Exercise prompt: Skip the pictures. Reproduce all other material exactly.

Given material:
+===+

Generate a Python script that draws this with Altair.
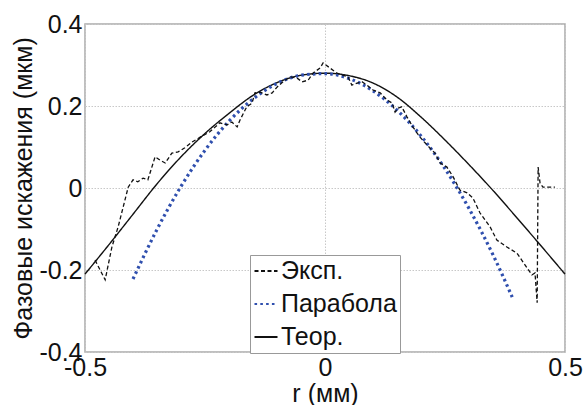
import altair as alt
import pandas as pd

series_names = ["Эксп.", "Парабола", "Теор."]
series_colors = ["#111111", "#2f4fae", "#111111"]
series_dash = [[4, 2.5], [2.6, 3.2], [1, 0]]

# Experimental (noisy) curve
exp_r = [-0.479, -0.458, -0.444, -0.431, -0.410, -0.400, -0.390, -0.379, -0.369, -0.354,
         -0.344, -0.333, -0.319, -0.306, -0.292, -0.277, -0.260, -0.240, -0.219, -0.204,
         -0.194, -0.183, -0.177, -0.163, -0.152, -0.146, -0.135, -0.121, -0.110, -0.100,
         -0.0875, -0.073, -0.058, -0.048, -0.035, -0.025, -0.010, -0.004, 0.010, 0.025,
         0.048, 0.056, 0.067, 0.077, 0.0875, 0.100, 0.115, 0.129, 0.140, 0.146,
         0.152, 0.160, 0.171, 0.183, 0.198, 0.2125, 0.229, 0.240, 0.254, 0.267,
         0.281, 0.296, 0.308, 0.323, 0.344, 0.358, 0.379, 0.400, 0.421, 0.431,
         0.4375, 0.442, 0.444, 0.448, 0.454, 0.479]
exp_v = [-0.176, -0.224, -0.144, -0.095, 0.002, 0.020, 0.015, 0.024, 0.020, 0.076,
         0.068, 0.061, 0.085, 0.088, 0.098, 0.112, 0.124, 0.137, 0.159, 0.154,
         0.161, 0.149, 0.166, 0.198, 0.207, 0.232, 0.234, 0.227, 0.232, 0.246,
         0.259, 0.271, 0.268, 0.259, 0.263, 0.280, 0.293, 0.305, 0.293, 0.280,
         0.271, 0.251, 0.256, 0.259, 0.251, 0.239, 0.232, 0.215, 0.207, 0.185,
         0.195, 0.198, 0.173, 0.149, 0.124, 0.105, 0.085, 0.061, 0.051, 0.027,
         -0.005, -0.012, -0.024, -0.061, -0.095, -0.127, -0.144, -0.159, -0.195, -0.212,
         -0.207, -0.280, 0.051, 0.012, 0.002, 0.002]

# Parabola fit (dotted blue)
par_r = [-0.40, -0.35, -0.30, -0.25, -0.20, -0.15, -0.10, -0.05, 0.0,
         0.05, 0.10, 0.15, 0.20, 0.25, 0.30, 0.35, 0.39]
par_v = [-0.222, -0.101, 0.004, 0.092, 0.163, 0.217, 0.255, 0.275, 0.279,
         0.267, 0.237, 0.190, 0.127, 0.047, -0.050, -0.163, -0.266]

# Theoretical curve (solid)
teor_r = [-0.50, -0.45, -0.40, -0.35, -0.30, -0.25, -0.20, -0.15, -0.10, -0.05, 0.0,
          0.05, 0.10, 0.15, 0.20, 0.25, 0.30, 0.35, 0.40, 0.45, 0.50]
teor_v = [-0.210, -0.138, -0.064, 0.010, 0.076, 0.133, 0.182, 0.226, 0.257, 0.275, 0.280,
          0.274, 0.256, 0.222, 0.173, 0.117, 0.057, -0.006, -0.073, -0.141, -0.210]

rows = []
for name, rs, vs in zip(series_names, [exp_r, par_r, teor_r], [exp_v, par_v, teor_v]):
    for i, (r, v) in enumerate(zip(rs, vs)):
        rows.append({"r": r, "v": v, "s": name, "i": i})
df = pd.DataFrame(rows)

FONT = "Liberation Sans"
legend = alt.Legend(
    title=None, orient="none", legendX=165, legendY=231,
    symbolType="stroke", symbolSize=529, symbolStrokeWidth=2.2,
    labelFontSize=25, labelFont=FONT, labelColor="#111",
    strokeColor="#999", fillColor="white",
    padding=3, rowPadding=7, labelOffset=2, labelLimit=300,
)

xs = alt.X("r:Q", scale=alt.Scale(domain=[-0.5, 0.5], nice=False),
           axis=alt.Axis(values=[-0.5, 0, 0.5], title="r (мм)", labelExpr="toString(datum.value)",
                         labelFlush=False, labelOverlap=False, labelPadding=3, titlePadding=1))
ys = alt.Y("v:Q", scale=alt.Scale(domain=[-0.4, 0.4], nice=False),
           axis=alt.Axis(values=[-0.4, -0.2, 0, 0.2, 0.4], title="Фазовые искажения (мкм)",
                         labelExpr="toString(datum.value)", labelFlush=False, labelOverlap=False,
                         labelPadding=3, titlePadding=2))
enc = dict(
    x=xs, y=ys,
    color=alt.Color("s:N", scale=alt.Scale(domain=series_names, range=series_colors), legend=legend),
    strokeDash=alt.StrokeDash("s:N", scale=alt.Scale(domain=series_names, range=series_dash), legend=legend),
    order="i:Q",
)

base = alt.Chart(df)
exp_layer = base.transform_filter(alt.datum.s == series_names[0]).mark_line(
    interpolate="linear", strokeWidth=1.3).encode(**enc)
par_layer = base.transform_filter(alt.datum.s == series_names[1]).mark_line(
    interpolate="monotone", strokeWidth=3.2).encode(**enc)
teor_layer = base.transform_filter(alt.datum.s == series_names[2]).mark_line(
    interpolate="monotone", strokeWidth=1.4).encode(**enc)

chart = alt.layer(teor_layer, par_layer, exp_layer).properties(
    width=480, height=328, autosize="none",
    padding={"left": 85, "top": 24, "right": 20, "bottom": 53},
).configure_axis(
    labelFont=FONT, labelFontSize=25, labelColor="#111",
    titleFont=FONT, titleFontSize=25, titleFontWeight="normal", titleColor="#111",
    tickSize=0, domain=False, gridColor="#c8c8c8", gridDash=[1.5, 1.5], gridWidth=1,
).configure_view(stroke="#aaaaaa", strokeWidth=1.5)

chart.save("out.html", embed_options={"renderer": "svg", "actions": False})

+===+

Exercise response:
Generate a Python script that draws this with Altair.
import altair as alt
import pandas as pd

series_names = ["Эксп.", "Парабола", "Теор."]
series_colors = ["#111111", "#2f4fae", "#111111"]
series_dash = [[4, 2.5], [2.6, 3.2], [1, 0]]

# Experimental (noisy) curve
exp_r = [-0.479, -0.458, -0.444, -0.431, -0.410, -0.400, -0.390, -0.379, -0.369, -0.354,
         -0.344, -0.333, -0.319, -0.306, -0.292, -0.277, -0.260, -0.240, -0.219, -0.204,
         -0.194, -0.183, -0.177, -0.163, -0.152, -0.146, -0.135, -0.121, -0.110, -0.100,
         -0.0875, -0.073, -0.058, -0.048, -0.035, -0.025, -0.010, -0.004, 0.010, 0.025,
         0.048, 0.056, 0.067, 0.077, 0.0875, 0.100, 0.115, 0.129, 0.140, 0.146,
         0.152, 0.160, 0.171, 0.183, 0.198, 0.2125, 0.229, 0.240, 0.254, 0.267,
         0.281, 0.296, 0.308, 0.323, 0.344, 0.358, 0.379, 0.400, 0.421, 0.431,
         0.4375, 0.442, 0.444, 0.448, 0.454, 0.479]
exp_v = [-0.176, -0.224, -0.144, -0.095, 0.002, 0.020, 0.015, 0.024, 0.020, 0.076,
         0.068, 0.061, 0.085, 0.088, 0.098, 0.112, 0.124, 0.137, 0.159, 0.154,
         0.161, 0.149, 0.166, 0.198, 0.207, 0.232, 0.234, 0.227, 0.232, 0.246,
         0.259, 0.271, 0.268, 0.259, 0.263, 0.280, 0.293, 0.305, 0.293, 0.280,
         0.271, 0.251, 0.256, 0.259, 0.251, 0.239, 0.232, 0.215, 0.207, 0.185,
         0.195, 0.198, 0.173, 0.149, 0.124, 0.105, 0.085, 0.061, 0.051, 0.027,
         -0.005, -0.012, -0.024, -0.061, -0.095, -0.127, -0.144, -0.159, -0.195, -0.212,
         -0.207, -0.280, 0.051, 0.012, 0.002, 0.002]

# Parabola fit (dotted blue)
par_r = [-0.40, -0.35, -0.30, -0.25, -0.20, -0.15, -0.10, -0.05, 0.0,
         0.05, 0.10, 0.15, 0.20, 0.25, 0.30, 0.35, 0.39]
par_v = [-0.222, -0.101, 0.004, 0.092, 0.163, 0.217, 0.255, 0.275, 0.279,
         0.267, 0.237, 0.190, 0.127, 0.047, -0.050, -0.163, -0.266]

# Theoretical curve (solid)
teor_r = [-0.50, -0.45, -0.40, -0.35, -0.30, -0.25, -0.20, -0.15, -0.10, -0.05, 0.0,
          0.05, 0.10, 0.15, 0.20, 0.25, 0.30, 0.35, 0.40, 0.45, 0.50]
teor_v = [-0.210, -0.138, -0.064, 0.010, 0.076, 0.133, 0.182, 0.226, 0.257, 0.275, 0.280,
          0.274, 0.256, 0.222, 0.173, 0.117, 0.057, -0.006, -0.073, -0.141, -0.210]

rows = []
for name, rs, vs in zip(series_names, [exp_r, par_r, teor_r], [exp_v, par_v, teor_v]):
    for i, (r, v) in enumerate(zip(rs, vs)):
        rows.append({"r": r, "v": v, "s": name, "i": i})
df = pd.DataFrame(rows)

FONT = "Liberation Sans"
legend = alt.Legend(
    title=None, orient="none", legendX=165, legendY=231,
    symbolType="stroke", symbolSize=529, symbolStrokeWidth=2.2,
    labelFontSize=25, labelFont=FONT, labelColor="#111",
    strokeColor="#999", fillColor="white",
    padding=3, rowPadding=7, labelOffset=2, labelLimit=300,
)

xs = alt.X("r:Q", scale=alt.Scale(domain=[-0.5, 0.5], nice=False),
           axis=alt.Axis(values=[-0.5, 0, 0.5], title="r (мм)", labelExpr="toString(datum.value)",
                         labelFlush=False, labelOverlap=False, labelPadding=3, titlePadding=1))
ys = alt.Y("v:Q", scale=alt.Scale(domain=[-0.4, 0.4], nice=False),
           axis=alt.Axis(values=[-0.4, -0.2, 0, 0.2, 0.4], title="Фазовые искажения (мкм)",
                         labelExpr="toString(datum.value)", labelFlush=False, labelOverlap=False,
                         labelPadding=3, titlePadding=2))
enc = dict(
    x=xs, y=ys,
    color=alt.Color("s:N", scale=alt.Scale(domain=series_names, range=series_colors), legend=legend),
    strokeDash=alt.StrokeDash("s:N", scale=alt.Scale(domain=series_names, range=series_dash), legend=legend),
    order="i:Q",
)

base = alt.Chart(df)
exp_layer = base.transform_filter(alt.datum.s == series_names[0]).mark_line(
    interpolate="linear", strokeWidth=1.3).encode(**enc)
par_layer = base.transform_filter(alt.datum.s == series_names[1]).mark_line(
    interpolate="monotone", strokeWidth=3.2).encode(**enc)
teor_layer = base.transform_filter(alt.datum.s == series_names[2]).mark_line(
    interpolate="monotone", strokeWidth=1.4).encode(**enc)

chart = alt.layer(teor_layer, par_layer, exp_layer).properties(
    width=480, height=328, autosize="none",
    padding={"left": 85, "top": 24, "right": 20, "bottom": 53},
).configure_axis(
    labelFont=FONT, labelFontSize=25, labelColor="#111",
    titleFont=FONT, titleFontSize=25, titleFontWeight="normal", titleColor="#111",
    tickSize=0, domain=False, gridColor="#c8c8c8", gridDash=[1.5, 1.5], gridWidth=1,
).configure_view(stroke="#aaaaaa", strokeWidth=1.5)

chart.save("out.html", embed_options={"renderer": "svg", "actions": False})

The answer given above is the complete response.